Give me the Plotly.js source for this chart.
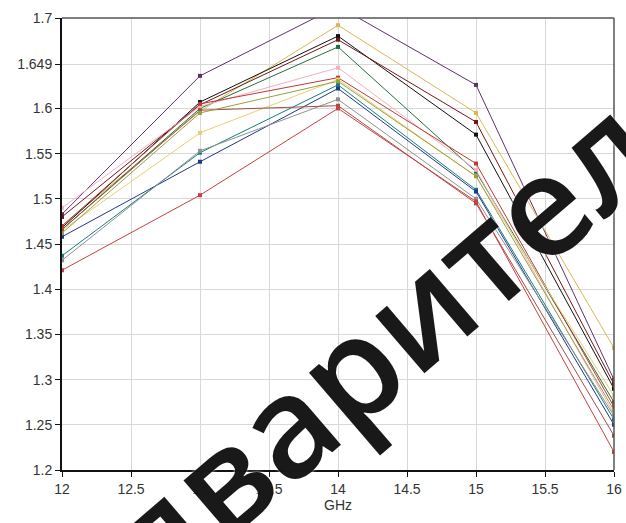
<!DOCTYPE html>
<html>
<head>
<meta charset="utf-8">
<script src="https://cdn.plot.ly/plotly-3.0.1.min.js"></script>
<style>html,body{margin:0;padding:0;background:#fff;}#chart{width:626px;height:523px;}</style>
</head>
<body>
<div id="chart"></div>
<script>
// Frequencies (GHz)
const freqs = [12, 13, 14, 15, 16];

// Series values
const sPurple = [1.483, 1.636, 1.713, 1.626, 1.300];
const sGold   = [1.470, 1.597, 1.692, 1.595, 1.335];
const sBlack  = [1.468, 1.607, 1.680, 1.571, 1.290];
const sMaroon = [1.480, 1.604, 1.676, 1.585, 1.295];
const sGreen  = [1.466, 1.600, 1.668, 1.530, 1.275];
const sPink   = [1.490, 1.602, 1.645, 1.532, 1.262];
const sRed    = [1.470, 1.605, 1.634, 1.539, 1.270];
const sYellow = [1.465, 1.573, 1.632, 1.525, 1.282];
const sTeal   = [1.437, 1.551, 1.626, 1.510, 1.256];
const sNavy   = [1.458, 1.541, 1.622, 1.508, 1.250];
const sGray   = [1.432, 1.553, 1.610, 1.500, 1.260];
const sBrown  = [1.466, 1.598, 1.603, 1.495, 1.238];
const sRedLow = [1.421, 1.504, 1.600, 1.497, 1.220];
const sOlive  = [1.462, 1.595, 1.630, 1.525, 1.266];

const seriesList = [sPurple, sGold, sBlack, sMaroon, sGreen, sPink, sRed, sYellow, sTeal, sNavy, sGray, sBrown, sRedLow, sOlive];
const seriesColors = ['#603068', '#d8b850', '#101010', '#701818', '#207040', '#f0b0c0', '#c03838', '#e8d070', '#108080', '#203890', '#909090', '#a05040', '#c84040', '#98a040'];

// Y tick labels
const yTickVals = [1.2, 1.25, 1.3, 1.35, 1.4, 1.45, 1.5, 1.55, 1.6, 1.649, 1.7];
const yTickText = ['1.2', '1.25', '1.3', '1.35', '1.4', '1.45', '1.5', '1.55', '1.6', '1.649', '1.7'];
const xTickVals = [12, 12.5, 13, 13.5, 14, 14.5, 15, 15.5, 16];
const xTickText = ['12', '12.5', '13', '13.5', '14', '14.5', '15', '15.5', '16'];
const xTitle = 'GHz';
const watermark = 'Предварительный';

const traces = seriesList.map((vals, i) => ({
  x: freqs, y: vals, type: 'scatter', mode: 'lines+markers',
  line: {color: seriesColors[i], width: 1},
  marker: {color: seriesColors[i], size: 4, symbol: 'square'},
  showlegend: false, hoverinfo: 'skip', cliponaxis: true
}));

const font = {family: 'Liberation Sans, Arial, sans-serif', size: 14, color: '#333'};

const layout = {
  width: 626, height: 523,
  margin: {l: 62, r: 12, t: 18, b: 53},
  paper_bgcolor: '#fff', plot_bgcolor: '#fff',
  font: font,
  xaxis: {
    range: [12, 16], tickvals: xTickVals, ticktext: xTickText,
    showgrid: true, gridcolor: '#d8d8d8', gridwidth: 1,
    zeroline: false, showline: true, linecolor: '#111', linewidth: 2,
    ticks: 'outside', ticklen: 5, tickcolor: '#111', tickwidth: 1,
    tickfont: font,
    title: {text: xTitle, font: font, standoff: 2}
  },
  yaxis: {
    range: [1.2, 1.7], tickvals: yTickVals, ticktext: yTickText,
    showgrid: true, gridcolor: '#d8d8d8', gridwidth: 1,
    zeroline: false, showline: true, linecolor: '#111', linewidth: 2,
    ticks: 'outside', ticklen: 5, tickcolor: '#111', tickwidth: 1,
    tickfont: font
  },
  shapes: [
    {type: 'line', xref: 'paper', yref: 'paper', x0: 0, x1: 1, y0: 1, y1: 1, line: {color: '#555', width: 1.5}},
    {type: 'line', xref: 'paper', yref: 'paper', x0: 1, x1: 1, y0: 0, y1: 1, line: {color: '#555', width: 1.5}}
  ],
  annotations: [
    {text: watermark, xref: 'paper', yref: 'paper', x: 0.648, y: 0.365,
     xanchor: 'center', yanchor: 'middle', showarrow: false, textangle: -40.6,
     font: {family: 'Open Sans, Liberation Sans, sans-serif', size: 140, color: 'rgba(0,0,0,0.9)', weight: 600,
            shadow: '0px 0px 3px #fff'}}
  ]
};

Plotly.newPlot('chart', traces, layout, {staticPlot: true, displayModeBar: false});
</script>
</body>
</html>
════════════════════
* Goal of the exercise
Write out the whole listing exactly, and drop the pictures.

* Response below
Give me the Plotly.js source for this chart.
<!DOCTYPE html>
<html>
<head>
<meta charset="utf-8">
<script src="https://cdn.plot.ly/plotly-3.0.1.min.js"></script>
<style>html,body{margin:0;padding:0;background:#fff;}#chart{width:626px;height:523px;}</style>
</head>
<body>
<div id="chart"></div>
<script>
// Frequencies (GHz)
const freqs = [12, 13, 14, 15, 16];

// Series values
const sPurple = [1.483, 1.636, 1.713, 1.626, 1.300];
const sGold   = [1.470, 1.597, 1.692, 1.595, 1.335];
const sBlack  = [1.468, 1.607, 1.680, 1.571, 1.290];
const sMaroon = [1.480, 1.604, 1.676, 1.585, 1.295];
const sGreen  = [1.466, 1.600, 1.668, 1.530, 1.275];
const sPink   = [1.490, 1.602, 1.645, 1.532, 1.262];
const sRed    = [1.470, 1.605, 1.634, 1.539, 1.270];
const sYellow = [1.465, 1.573, 1.632, 1.525, 1.282];
const sTeal   = [1.437, 1.551, 1.626, 1.510, 1.256];
const sNavy   = [1.458, 1.541, 1.622, 1.508, 1.250];
const sGray   = [1.432, 1.553, 1.610, 1.500, 1.260];
const sBrown  = [1.466, 1.598, 1.603, 1.495, 1.238];
const sRedLow = [1.421, 1.504, 1.600, 1.497, 1.220];
const sOlive  = [1.462, 1.595, 1.630, 1.525, 1.266];

const seriesList = [sPurple, sGold, sBlack, sMaroon, sGreen, sPink, sRed, sYellow, sTeal, sNavy, sGray, sBrown, sRedLow, sOlive];
const seriesColors = ['#603068', '#d8b850', '#101010', '#701818', '#207040', '#f0b0c0', '#c03838', '#e8d070', '#108080', '#203890', '#909090', '#a05040', '#c84040', '#98a040'];

// Y tick labels
const yTickVals = [1.2, 1.25, 1.3, 1.35, 1.4, 1.45, 1.5, 1.55, 1.6, 1.649, 1.7];
const yTickText = ['1.2', '1.25', '1.3', '1.35', '1.4', '1.45', '1.5', '1.55', '1.6', '1.649', '1.7'];
const xTickVals = [12, 12.5, 13, 13.5, 14, 14.5, 15, 15.5, 16];
const xTickText = ['12', '12.5', '13', '13.5', '14', '14.5', '15', '15.5', '16'];
const xTitle = 'GHz';
const watermark = 'Предварительный';

const traces = seriesList.map((vals, i) => ({
  x: freqs, y: vals, type: 'scatter', mode: 'lines+markers',
  line: {color: seriesColors[i], width: 1},
  marker: {color: seriesColors[i], size: 4, symbol: 'square'},
  showlegend: false, hoverinfo: 'skip', cliponaxis: true
}));

const font = {family: 'Liberation Sans, Arial, sans-serif', size: 14, color: '#333'};

const layout = {
  width: 626, height: 523,
  margin: {l: 62, r: 12, t: 18, b: 53},
  paper_bgcolor: '#fff', plot_bgcolor: '#fff',
  font: font,
  xaxis: {
    range: [12, 16], tickvals: xTickVals, ticktext: xTickText,
    showgrid: true, gridcolor: '#d8d8d8', gridwidth: 1,
    zeroline: false, showline: true, linecolor: '#111', linewidth: 2,
    ticks: 'outside', ticklen: 5, tickcolor: '#111', tickwidth: 1,
    tickfont: font,
    title: {text: xTitle, font: font, standoff: 2}
  },
  yaxis: {
    range: [1.2, 1.7], tickvals: yTickVals, ticktext: yTickText,
    showgrid: true, gridcolor: '#d8d8d8', gridwidth: 1,
    zeroline: false, showline: true, linecolor: '#111', linewidth: 2,
    ticks: 'outside', ticklen: 5, tickcolor: '#111', tickwidth: 1,
    tickfont: font
  },
  shapes: [
    {type: 'line', xref: 'paper', yref: 'paper', x0: 0, x1: 1, y0: 1, y1: 1, line: {color: '#555', width: 1.5}},
    {type: 'line', xref: 'paper', yref: 'paper', x0: 1, x1: 1, y0: 0, y1: 1, line: {color: '#555', width: 1.5}}
  ],
  annotations: [
    {text: watermark, xref: 'paper', yref: 'paper', x: 0.648, y: 0.365,
     xanchor: 'center', yanchor: 'middle', showarrow: false, textangle: -40.6,
     font: {family: 'Open Sans, Liberation Sans, sans-serif', size: 140, color: 'rgba(0,0,0,0.9)', weight: 600,
            shadow: '0px 0px 3px #fff'}}
  ]
};

Plotly.newPlot('chart', traces, layout, {staticPlot: true, displayModeBar: false});
</script>
</body>
</html>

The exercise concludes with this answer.